During the public comment period after the hearing, one of those who came in with the South Dakota Canvassing Group, Mike Assman from Mission, spoke up. He and his wife, Darla, donated $8,000 last year to Johnson’s campaign. They were one of her largest contributors.

“All of this technology brings chaos,” Assman, a former county commissioner, said. He compared voting to putting money in a bank, then being told you can’t know how much you really have. “Now how long would you be at that bank?” he asked.

“It’s not headed anywhere good, guys. It could be good,” he said about how South Dakota relies on technology for election administration. “It’s a joke. It will never be right. We will never trust it. We will never trust it” [Bob Mercer, “SD Canvassing Group Goes to State Election Rules Hearing,” KELO-TV, 2023.06.28].

I wonder if Assman has noticed how much technology his bank uses. When he goes in to make a deposit, I’m sure his teller, like mine and yours, turns immediately to her computer.

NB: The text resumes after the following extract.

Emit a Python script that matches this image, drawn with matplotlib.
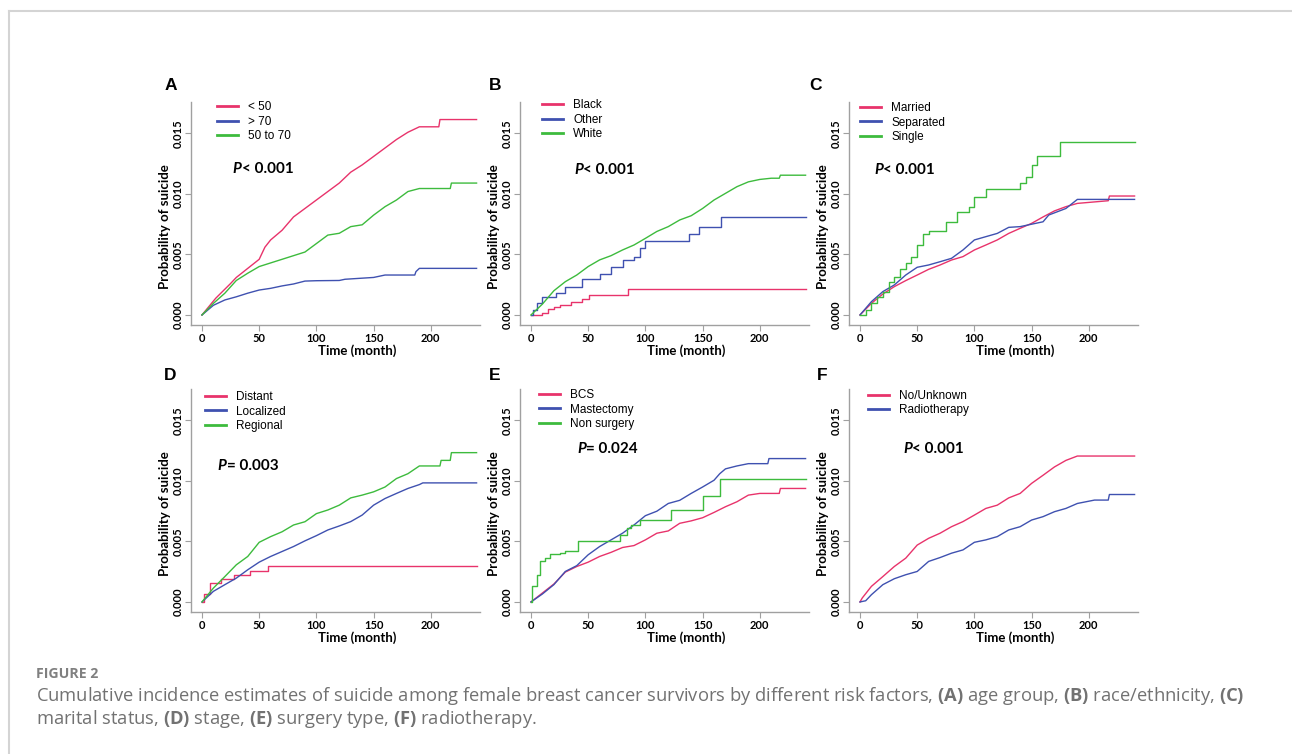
import numpy as np
import matplotlib
matplotlib.use("Agg")
import matplotlib.pyplot as plt
from matplotlib.lines import Line2D
from matplotlib.ticker import FormatStrFormatter

plt.rcParams['font.family'] = ['Lato', 'DejaVu Sans']
plt.rcParams['font.weight'] = 'bold'
plt.rcParams['mathtext.fontset'] = 'custom'
plt.rcParams['mathtext.rm'] = 'Open Sans'
plt.rcParams['mathtext.bf'] = 'Open Sans:bold'

RED = '#e8336b'
BLUE = '#3f51b0'
GREEN = '#3dbb3d'

# cumulative incidence, values in units of 0.001
# (A) age group
lt50_t = [0, 12, 25, 30, 40, 50, 55, 60, 70, 80, 90, 100, 110, 120, 130, 140, 150, 160, 170, 180, 190, 207, 208, 240]
lt50_p = [0, 1.38, 2.6, 3.1, 3.85, 4.6, 5.6, 6.2, 7.0, 8.1, 8.8, 9.5, 10.2, 10.9, 11.8, 12.4, 13.1, 13.8, 14.5, 15.1, 15.55, 15.55, 16.15, 16.15]
gt70_t = [0, 5, 10, 20, 30, 40, 50, 60, 70, 80, 90, 100, 120, 125, 150, 160, 186, 187, 190, 240]
gt70_p = [0, 0.4, 0.8, 1.24, 1.5, 1.8, 2.06, 2.2, 2.4, 2.56, 2.8, 2.83, 2.85, 2.95, 3.1, 3.3, 3.3, 3.58, 3.85, 3.85]
mid_t = [0, 10, 20, 30, 40, 50, 60, 70, 80, 90, 100, 110, 120, 130, 140, 150, 160, 170, 180, 190, 217, 218, 240]
mid_p = [0, 0.96, 1.8, 2.85, 3.45, 4.0, 4.3, 4.6, 4.9, 5.2, 5.9, 6.6, 6.75, 7.3, 7.45, 8.25, 8.95, 9.5, 10.2, 10.45, 10.45, 10.9, 10.9]

# (B) race/ethnicity
black_t = [0, 8, 10, 15, 20, 25, 35, 45, 51, 85, 240]
black_p = [0, 0, 0.2, 0.47, 0.63, 0.83, 1.1, 1.3, 1.62, 2.12, 2.12]
other_t = [0, 2, 5, 10, 22, 30, 45, 60, 70, 80, 90, 95, 100, 138, 147, 166, 240]
other_p = [0, 0.4, 1.0, 1.5, 1.85, 2.35, 3.0, 3.4, 4.0, 4.55, 4.8, 5.5, 6.15, 6.7, 7.3, 8.1, 8.1]
white_t = [0, 10, 20, 30, 40, 50, 60, 70, 80, 90, 100, 110, 120, 130, 140, 150, 160, 170, 180, 190, 200, 210, 217, 218, 240]
white_p = [0, 0.9, 2.0, 2.75, 3.3, 4.0, 4.55, 4.9, 5.37, 5.78, 6.33, 6.9, 7.3, 7.85, 8.2, 8.8, 9.5, 10.05, 10.6, 11.0, 11.2, 11.3, 11.3, 11.55, 11.55]

# (C) marital status
married_t = [0, 10, 20, 30, 40, 50, 60, 70, 80, 90, 100, 110, 120, 130, 140, 150, 160, 170, 180, 190, 217, 218, 240]
married_p = [0, 0.96, 1.73, 2.34, 2.84, 3.3, 3.77, 4.13, 4.54, 4.82, 5.37, 5.78, 6.2, 6.74, 7.16, 7.57, 8.1, 8.6, 8.95, 9.22, 9.44, 9.83, 9.83]
separated_t = [0, 10, 20, 30, 40, 50, 60, 70, 80, 90, 100, 110, 120, 130, 140, 150, 160, 165, 180, 190, 240]
separated_p = [0, 1.1, 1.93, 2.48, 3.3, 3.94, 4.13, 4.4, 4.68, 5.37, 6.2, 6.47, 6.74, 7.24, 7.3, 7.5, 7.7, 8.26, 8.8, 9.55, 9.55]
single_t = [0, 5, 10, 15, 20, 25, 30, 35, 40, 45, 50, 55, 60, 75, 85, 95, 100, 110, 140, 145, 150, 155, 175, 240]
single_p = [0, 0.4, 0.96, 1.5, 1.9, 2.75, 3.15, 3.77, 4.27, 4.8, 5.8, 6.7, 6.95, 7.7, 8.5, 8.95, 9.77, 10.45, 10.9, 11.4, 12.4, 13.1, 14.3, 14.3]

# (D) stage
distant_t = [0, 2, 7, 17, 28, 42, 58, 240]
distant_p = [0, 0.66, 1.56, 1.9, 2.2, 2.58, 3.0, 3.0]
localized_t = [0, 10, 20, 30, 40, 50, 60, 70, 80, 90, 100, 110, 120, 130, 140, 150, 160, 170, 180, 190, 193, 240]
localized_p = [0, 0.88, 1.43, 1.97, 2.66, 3.29, 3.76, 4.17, 4.58, 5.05, 5.48, 5.95, 6.28, 6.64, 7.18, 8.0, 8.55, 8.97, 9.38, 9.7, 9.84, 9.84]
regional_t = [0, 10, 20, 30, 40, 50, 60, 70, 80, 90, 100, 110, 120, 130, 140, 150, 160, 170, 180, 190, 208, 209, 217, 218, 240]
regional_p = [0, 1.15, 2.1, 3.07, 3.76, 4.93, 5.4, 5.8, 6.36, 6.63, 7.3, 7.6, 8.0, 8.6, 8.83, 9.1, 9.5, 10.2, 10.6, 11.24, 11.24, 11.7, 11.7, 12.34, 12.34]

# (E) surgery type
bcs_t = [0, 10, 20, 30, 40, 50, 60, 70, 80, 90, 100, 110, 120, 130, 140, 150, 160, 170, 180, 190, 200, 217, 218, 240]
bcs_p = [0, 0.74, 1.48, 2.47, 2.93, 3.29, 3.76, 4.1, 4.5, 4.66, 5.13, 5.68, 5.87, 6.5, 6.7, 6.96, 7.4, 7.87, 8.28, 8.83, 8.97, 8.97, 9.38, 9.38]
mast_t = [0, 10, 20, 30, 40, 50, 60, 70, 80, 90, 100, 110, 120, 130, 140, 150, 160, 165, 170, 180, 190, 207, 208, 240]
mast_p = [0, 0.66, 1.43, 2.52, 3.0, 3.9, 4.58, 5.13, 5.68, 6.36, 7.13, 7.5, 8.14, 8.4, 8.97, 9.5, 10.06, 10.6, 11.0, 11.24, 11.43, 11.43, 11.85, 11.85]
nonsurg_t = [0, 1, 5, 8, 12, 17, 25, 30, 41, 78, 84, 87, 95, 122, 150, 165, 240]
nonsurg_p = [0, 1.3, 2.25, 3.35, 3.6, 3.95, 4.05, 4.2, 5.05, 5.5, 6.1, 6.35, 6.8, 7.6, 8.77, 10.15, 10.15]

# (F) radiotherapy
nounk_t = [0, 2, 10, 20, 30, 40, 50, 60, 70, 80, 90, 100, 110, 120, 130, 140, 150, 160, 170, 180, 190, 240]
nounk_p = [0, 0.33, 1.29, 2.1, 2.93, 3.62, 4.7, 5.26, 5.68, 6.22, 6.64, 7.18, 7.73, 8.0, 8.6, 8.97, 9.8, 10.47, 11.16, 11.7, 12.06, 12.06]
radio_t = [0, 5, 10, 20, 30, 40, 50, 60, 70, 80, 90, 100, 110, 120, 130, 140, 150, 160, 170, 180, 190, 205, 217, 218, 240]
radio_p = [0, 0.1, 0.6, 1.43, 1.92, 2.25, 2.52, 3.35, 3.67, 4.03, 4.3, 4.93, 5.13, 5.4, 5.95, 6.22, 6.77, 7.05, 7.46, 7.73, 8.14, 8.42, 8.42, 8.88, 8.88]

# (label, times, values, colour, step drawing)
panels = [
    ('A', [('< 50', lt50_t, lt50_p, RED, False),
           ('> 70', gt70_t, gt70_p, BLUE, False),
           ('50 to 70', mid_t, mid_p, GREEN, False)],
     '< 0.001', (0.09, 1.004), (0.145, 0.70)),
    ('B', [('Black', black_t, black_p, RED, True),
           ('Other', other_t, other_p, BLUE, True),
           ('White', white_t, white_p, GREEN, False)],
     '< 0.001', (0.076, 1.013), (0.187, 0.695)),
    ('C', [('Married', married_t, married_p, RED, False),
           ('Separated', separated_t, separated_p, BLUE, False),
           ('Single', single_t, single_p, GREEN, True)],
     '< 0.001', (0.038, 1.0), (0.087, 0.695)),
    ('D', [('Distant', distant_t, distant_p, RED, True),
           ('Localized', localized_t, localized_p, BLUE, False),
           ('Regional', regional_t, regional_p, GREEN, False)],
     '= 0.003', (0.048, 0.991), (0.093, 0.655)),
    ('E', [('BCS', bcs_t, bcs_p, RED, False),
           ('Mastectomy', mast_t, mast_p, BLUE, False),
           ('Non surgery', nonsurg_t, nonsurg_p, GREEN, True)],
     '= 0.024', (0.066, 1.0), (0.197, 0.731)),
    ('F', [('No/Unknown', nounk_t, nounk_p, RED, False),
           ('Radiotherapy', radio_t, radio_p, BLUE, False)],
     '< 0.001', (0.066, 0.996), (0.187, 0.731)),
]

W, H = 1292, 754
fig = plt.figure(figsize=(W / 100, H / 100), dpi=100)

col_left = [191, 520, 849]
row_bottom = [325, 612]
ax_w, ax_h = 289, 223
letter_pos = [(171, 85), (495, 85), (815, 85), (170, 375), (495, 375), (822, 375)]

for i, (letter, series, ptxt, leg_anchor, p_pos) in enumerate(panels):
    r, c = divmod(i, 3)
    ax = fig.add_axes([col_left[c] / W, 1 - row_bottom[r] / H, ax_w / W, ax_h / H])
    for label, t, p, color, steps in series:
        ax.plot(t, np.array(p) / 1000.0, color=color, lw=1.0, label=label,
                drawstyle='steps-post' if steps else 'default')
    ax.set_xlim(-9.6, 243)
    ax.set_ylim(-0.00083, 0.0176)
    ax.set_xticks([0, 50, 100, 150, 200])
    ax.set_yticks([0, 0.005, 0.010, 0.015])
    ax.yaxis.set_major_formatter(FormatStrFormatter('%.3f'))
    for s in ['top', 'right']:
        ax.spines[s].set_visible(False)
    for s in ['left', 'bottom']:
        ax.spines[s].set_color('#a0a0a0')
        ax.spines[s].set_linewidth(1.0)
    ax.tick_params(direction='out', length=4, width=0.8, color='#a0a0a0',
                   labelsize=8, pad=2)
    ax.tick_params(axis='y', labelrotation=90, pad=1.5)
    plt.setp(ax.get_yticklabels(), va='center')
    ax.set_ylabel('Probability of suicide', fontsize=9.5, fontweight='bold')
    ax.yaxis.set_label_coords(-0.069, 0.44)
    ax.set_xlabel('Time (month)', fontsize=9.5, fontweight='bold')
    ax.xaxis.set_label_coords(0.574, -0.085)

    leg = ax.legend(loc='upper left', bbox_to_anchor=leg_anchor, frameon=False,
                    borderpad=0, borderaxespad=0, handlelength=1.8,
                    handletextpad=0.85, labelspacing=0.22,
                    prop={'family': 'Liberation Sans', 'weight': 'normal', 'size': 8.5})
    for h in leg.get_lines():
        h.set_linewidth(2.0)

    pt = ax.text(p_pos[0], p_pos[1], 'P', transform=ax.transAxes, fontsize=11,
                 fontweight='bold', fontstyle='italic', va='center', ha='left')
    ax.annotate(ptxt, xy=(1, 0.5), xycoords=pt, xytext=(0.3, 0),
                textcoords='offset points', fontsize=11, fontweight='bold',
                va='center', ha='left')

    lx, ly = letter_pos[i]
    fig.text(lx / W, 1 - ly / H, letter, fontsize=12.5, fontweight='bold',
             family='Liberation Sans', ha='center', va='center')

# page frame
fig.add_artist(Line2D([9 / W, 1], [1 - 11 / H, 1 - 11 / H], color='#d4d4d4', lw=1.5))
fig.add_artist(Line2D([9 / W, 9 / W], [0, 1 - 11 / H], color='#d4d4d4', lw=1.5))

# caption
cap_x = 36 / W
fig.text(cap_x, 1 - 674 / H, 'FIGURE 2', fontsize=10.2, fontweight='bold',
         family='Open Sans', color='#808080', va='center', ha='left')
cap1 = (r'Cumulative incidence estimates of suicide among female breast cancer survivors by '
        r'different risk factors, $\mathbf{(A)}$ age group, $\mathbf{(B)}$ race/ethnicity, $\mathbf{(C)}$')
cap2 = r'marital status, $\mathbf{(D)}$ stage, $\mathbf{(E)}$ surgery type, $\mathbf{(F)}$ radiotherapy.'
fig.text(cap_x, 1 - 696 / H, cap1, fontsize=13.2, fontweight='normal',
         family='Open Sans', color='#727272', va='center', ha='left')
fig.text(cap_x, 1 - 719 / H, cap2, fontsize=13.2, fontweight='normal',
         family='Open Sans', color='#727272', va='center', ha='left')

fig.savefig('out.png', dpi=100)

When Assman asks for his balance, his teller doesn’t go to the vault and count Assman’s gold bars; his teller punches a few buttons to make the computer count electrons.

Assman evidently wasn’t paying attention last November when his neighbors in Tripp County, who counted ballots by hand to placate the cries of the SD Canvassing moonbats, added to the overwhelming empirical evidence that machines count ballots more accurately than humans.

But we know empirical evidence won’t shake Assman’s and Secretary Johnson’s commitment to undermining election integrity with their election denialism.

5 Comments

  1. sx123

    Quite the last name…
    Assman can go back to using an abacus while the rest of the world moves forward.

  2. P. Aitch

    Let it be known that the denialists may spin their webs, complicating the intricate dance of democracy, but the story of progress, of hope, and resilience, will forever bear the indelible marks of the Black and Latino voter majority who elected President Biden —a mark that will stand the test of time and illuminate the path towards a more inclusive and just future.

  3. DaveFN

    sx123

    fyi The Assman families descend from immigrant Nicklaus Charles Ahsman born ~1856 in Aßmannshausen, Hessen, Germany who arrived in the US in 1881.

  4. As I’ve said before: firmly planted in the twentieth century and fondly looking backwards.